In his seminal piece from 1986, Christie introduces the figure of the ‘ideal victim’. The ideal victim is ‘a person or category of individuals, who, when hit by crime, most readily are given the complete and legitimate status of being a victim’.[1] In other words, there are some individuals who are considered more deserving of victim status than others. As Basia Spalek points out, it is the ideal victim in whose name victim services are justified.[2] This is important for international law given the frequent reference to victims of conflict and victims of international crime to justify various forms of interventionism.
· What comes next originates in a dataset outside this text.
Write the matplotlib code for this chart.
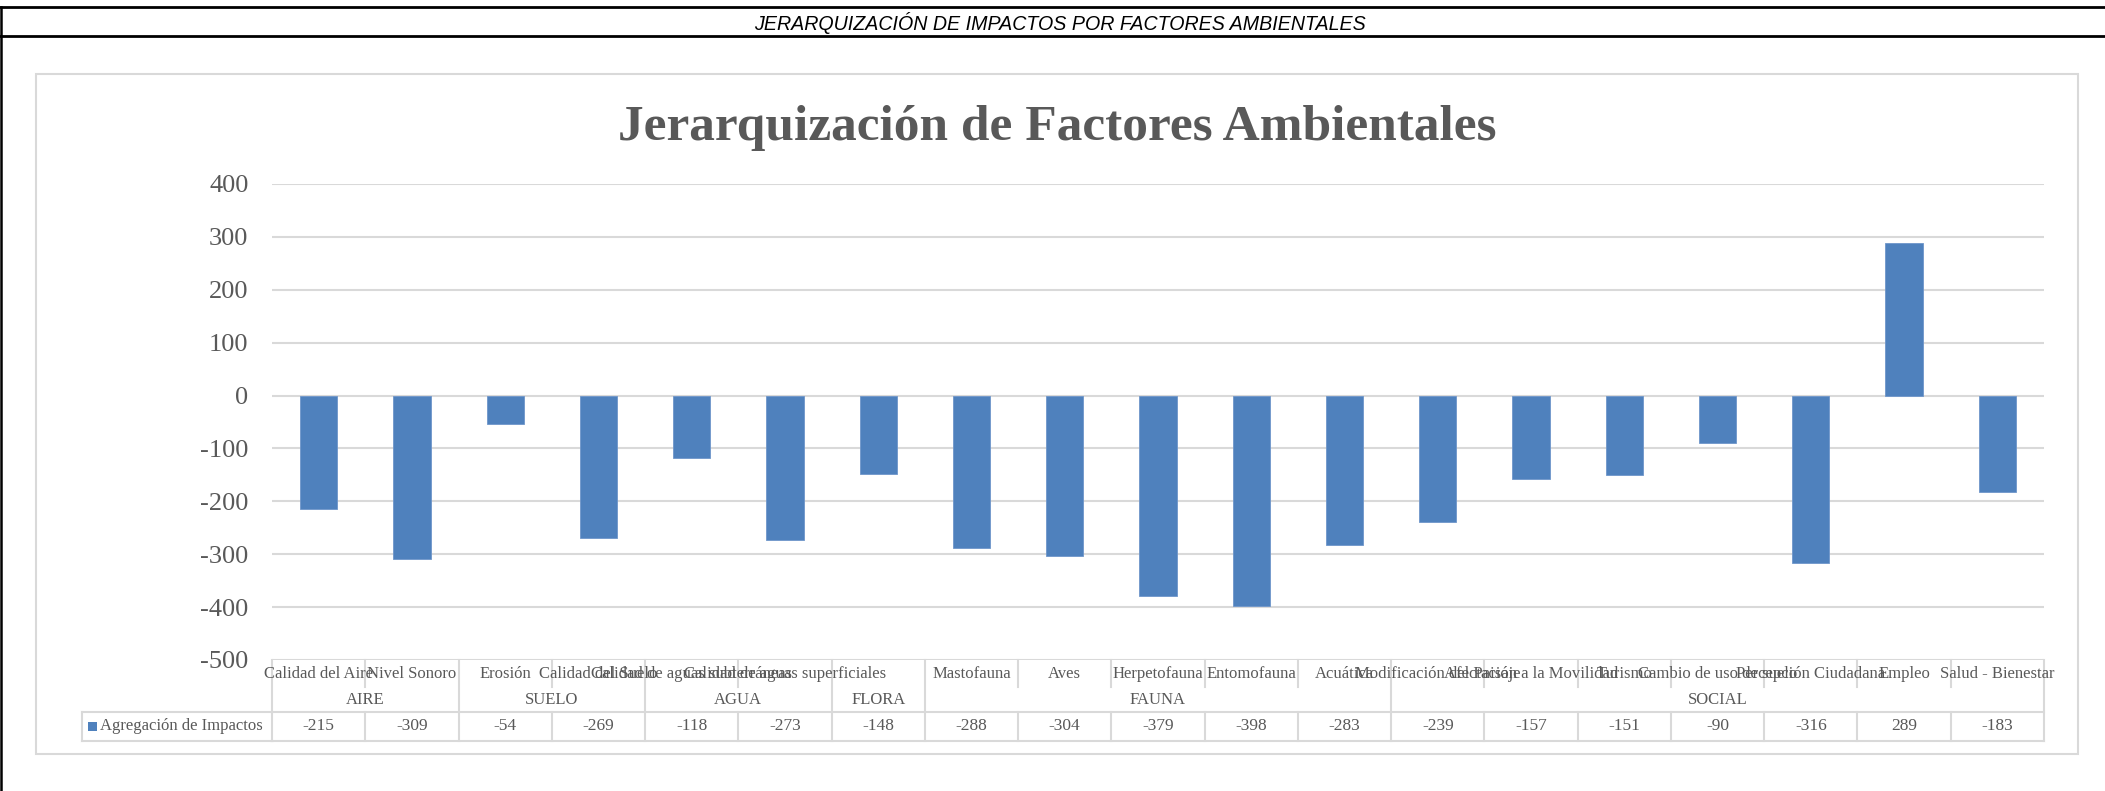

Victimhood has huge rhetorical currency in the international sphere: Military intervention is considered legitimate if the plight of the victims has been documented; an international arrest warrant for a warlord is justified if there are large numbers of victims who have suffered. From Christie we learn that this invocation of victimhood comes with certain socially constructed notions of who qualifies as a deserving victim. For Christie, the ideal victim in his home country is ‘a little old lady’. He paints a picture of the little old lady who, on her way home from caring for her sick sister, is hit on the head by a big man who robs her for alcohol or drugs. He identifies five attributes of ideal victimhood: (1) the victim is weak (female, elderly), (2) the victim was carrying out a respectable project (caring for her sister), (3) she could not be blamed for where she was (she was in the street during the daytime), (4) the offender was big and bad, and (5) the offender was in no personal relationship to her. Furthermore, he also observes that the victim must be able to command just enough power to establish their identity as an ideal victim but ‘be weak enough not to become a threat to other important interests’.
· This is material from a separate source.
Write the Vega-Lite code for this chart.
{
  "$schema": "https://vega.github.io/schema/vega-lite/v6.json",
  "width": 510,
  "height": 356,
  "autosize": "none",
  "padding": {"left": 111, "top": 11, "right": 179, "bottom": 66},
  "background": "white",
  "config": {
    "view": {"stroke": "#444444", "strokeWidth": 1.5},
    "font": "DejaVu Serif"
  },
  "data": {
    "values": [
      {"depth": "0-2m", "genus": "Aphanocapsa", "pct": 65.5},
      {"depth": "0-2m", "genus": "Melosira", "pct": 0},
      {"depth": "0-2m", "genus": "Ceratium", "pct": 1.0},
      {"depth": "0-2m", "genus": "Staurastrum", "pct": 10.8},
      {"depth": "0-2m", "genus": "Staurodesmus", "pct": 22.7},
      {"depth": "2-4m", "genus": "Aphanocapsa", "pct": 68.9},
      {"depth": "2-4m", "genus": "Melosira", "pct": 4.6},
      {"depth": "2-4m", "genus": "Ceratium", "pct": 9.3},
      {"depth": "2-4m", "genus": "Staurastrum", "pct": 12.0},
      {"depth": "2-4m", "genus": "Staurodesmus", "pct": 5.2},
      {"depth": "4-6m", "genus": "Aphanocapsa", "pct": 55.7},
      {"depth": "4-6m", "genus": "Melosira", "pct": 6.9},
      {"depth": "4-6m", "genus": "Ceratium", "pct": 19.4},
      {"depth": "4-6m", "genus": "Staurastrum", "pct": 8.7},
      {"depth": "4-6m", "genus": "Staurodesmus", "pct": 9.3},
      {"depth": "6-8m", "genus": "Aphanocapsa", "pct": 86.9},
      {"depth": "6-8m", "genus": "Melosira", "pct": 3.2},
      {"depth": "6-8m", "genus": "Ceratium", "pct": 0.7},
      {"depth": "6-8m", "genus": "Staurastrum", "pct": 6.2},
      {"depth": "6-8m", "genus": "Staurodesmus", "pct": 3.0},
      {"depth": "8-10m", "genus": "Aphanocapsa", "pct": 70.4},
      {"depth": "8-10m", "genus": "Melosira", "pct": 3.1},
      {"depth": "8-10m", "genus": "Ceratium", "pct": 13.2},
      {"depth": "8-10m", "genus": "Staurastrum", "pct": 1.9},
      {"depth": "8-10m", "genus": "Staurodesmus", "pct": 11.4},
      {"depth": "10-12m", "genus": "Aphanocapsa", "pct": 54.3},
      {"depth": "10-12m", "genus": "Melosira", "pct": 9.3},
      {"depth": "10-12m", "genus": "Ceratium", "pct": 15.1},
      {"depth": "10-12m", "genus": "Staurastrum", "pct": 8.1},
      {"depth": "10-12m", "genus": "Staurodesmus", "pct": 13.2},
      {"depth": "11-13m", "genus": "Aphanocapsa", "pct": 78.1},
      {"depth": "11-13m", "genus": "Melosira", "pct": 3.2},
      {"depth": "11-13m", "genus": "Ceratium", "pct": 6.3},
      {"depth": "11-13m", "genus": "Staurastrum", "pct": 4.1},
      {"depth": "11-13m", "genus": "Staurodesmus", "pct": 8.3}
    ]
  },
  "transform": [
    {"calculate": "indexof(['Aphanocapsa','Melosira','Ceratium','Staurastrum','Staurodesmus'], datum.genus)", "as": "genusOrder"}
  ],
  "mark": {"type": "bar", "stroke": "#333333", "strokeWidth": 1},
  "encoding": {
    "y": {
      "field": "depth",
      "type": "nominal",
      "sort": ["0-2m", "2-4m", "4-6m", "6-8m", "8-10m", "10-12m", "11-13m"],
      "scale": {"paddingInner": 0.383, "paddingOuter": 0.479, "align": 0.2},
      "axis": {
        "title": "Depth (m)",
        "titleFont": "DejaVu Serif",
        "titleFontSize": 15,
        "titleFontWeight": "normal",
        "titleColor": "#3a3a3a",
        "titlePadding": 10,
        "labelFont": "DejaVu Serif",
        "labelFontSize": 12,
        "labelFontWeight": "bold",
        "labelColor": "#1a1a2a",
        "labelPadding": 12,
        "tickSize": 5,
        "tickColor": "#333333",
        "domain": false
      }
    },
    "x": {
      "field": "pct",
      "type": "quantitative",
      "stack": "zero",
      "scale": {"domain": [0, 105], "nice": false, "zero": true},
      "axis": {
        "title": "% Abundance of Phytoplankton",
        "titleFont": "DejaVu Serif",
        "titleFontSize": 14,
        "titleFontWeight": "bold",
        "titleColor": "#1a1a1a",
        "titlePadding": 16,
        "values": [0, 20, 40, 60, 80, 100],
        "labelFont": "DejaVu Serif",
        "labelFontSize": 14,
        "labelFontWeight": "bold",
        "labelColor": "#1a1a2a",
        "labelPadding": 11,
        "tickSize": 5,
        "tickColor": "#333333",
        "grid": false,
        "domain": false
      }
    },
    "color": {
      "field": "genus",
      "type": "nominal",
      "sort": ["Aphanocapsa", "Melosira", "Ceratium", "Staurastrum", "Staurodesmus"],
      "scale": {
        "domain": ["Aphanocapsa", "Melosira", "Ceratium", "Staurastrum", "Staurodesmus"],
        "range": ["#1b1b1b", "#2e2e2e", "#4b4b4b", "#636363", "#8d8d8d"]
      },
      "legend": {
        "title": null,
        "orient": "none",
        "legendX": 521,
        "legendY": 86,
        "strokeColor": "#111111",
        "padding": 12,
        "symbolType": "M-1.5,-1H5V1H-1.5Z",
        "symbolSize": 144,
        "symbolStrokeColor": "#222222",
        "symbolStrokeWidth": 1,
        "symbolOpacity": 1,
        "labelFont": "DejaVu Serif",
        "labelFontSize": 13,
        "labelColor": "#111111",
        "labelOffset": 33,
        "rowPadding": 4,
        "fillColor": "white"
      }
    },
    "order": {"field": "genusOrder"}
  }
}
These attributes can be slightly modified for the international sphere. Arguably, the ideal victim in international law has three attributes: (1) The victim is vulnerable and weak, (2) the victim is dependent, and (3) the victim is grotesque. Vulnerability and weakness is often accorded to women and children. It is often they who are invoked when an intervention by powerful states in less powerful states, particularly the formerly colonised world, is being justified. Dependency is a crucial aspect for victimhood, articulated in Christie’s statement regarding the victim’s relationship to other important interests. So long as a victim is deemed dependent on assistance, they do not pose a threat. If, however, a victim displays agency which goes beyond establishing their identity as an ideal victim, say by taking up arms against their aggressor or by deciding to migrate to one of the intervening countries, they quickly lose their ‘ideal’ status, if not their victim status altogether. Finally, an ideal victim in the international sphere – a victim of conflict or of international crime – often has some visual features which brand them as victims. This may be the colour of their skin more generally, but usually it is a distended tummy, a mutilation, an amputated limb. This bodily manifestation of victimhood can be referred to as ‘grotesque’. It is this in particular which prompts empathy in the ‘civilised’ world yet also creates distance; a feature which distinguishes ‘us’ from ‘them’. The ideal victim of the international sphere, then, matches the typical fundraising images of international NGOs – a black (or at least non-​white) child who displays the scars of poverty and conflict.

These three features can arguably be regarded as a currency in a global victim industry. Those victims who display all the mentioned attributes are not only ‘ideal’ for rhetorical purposes, they are also ideal for economic purposes. These victims will induce empathy among donors, will silence competitors, will attract the attention of the international media, and will legitimise the funding of military intervention. Invocation of these victims guarantees legitimacy in the name of humanitarianism and global justice. Suffering has become commodified.

Christie teaches us the importance of identifying how victimhood has been socially constructed for questioning the purposes of invoking victimhood. Why did the former Prosecutor of the International Criminal Court Luis Moreno-​Ocampo and US Secretary of State Hillary Clinton jump on the bandwagon of exaggerated accounts of Viagra-​fuelled mass rape allegedly committed by Gaddafi’s forces ‘against his own population’ shortly after the military intervention in Libya in 2011? Why is it that people from the same Libyan population four years on, trying to escape their conflict-​ridden country, are now referred to as ‘illegal immigrants’? When David Cameron went on his ‘liberator tour’ to Libya with French Prime Minister Nicolas Sarkozy in September 2011, he referred to the Libyan victims of Gaddafi’s regime as demonstrating the ‘courage of lions’. In 2015, with Libya a conflict-​ridden country (a condition notably brought on by the so-​called ‘liberation’), Cameron referred to people from this population as a ‘swarm’ of people trying to migrate to the UK. The construction of the same people as going from ‘ideal victims’ to aggressors in the space of just a few years is significant for posing some critical questions. The next time we see the faces of anonymous victims take up the entire billboard of the marketing strategy of humanitarianism, we should ask ourselves, in the spirit of Nils Christie, what it is that these images are really for?

[1] Nils Christie, “The Ideal Victim” in From Crime Policy to Victim Policy, ed. Fattah E. A., (London: Macmillan, 1986) 18 (17 – 30).
[2] Basia Spalek, Crime Victims: Theory, Policy and Practice (Basingstoke: Palgrave Macmillan, 2006).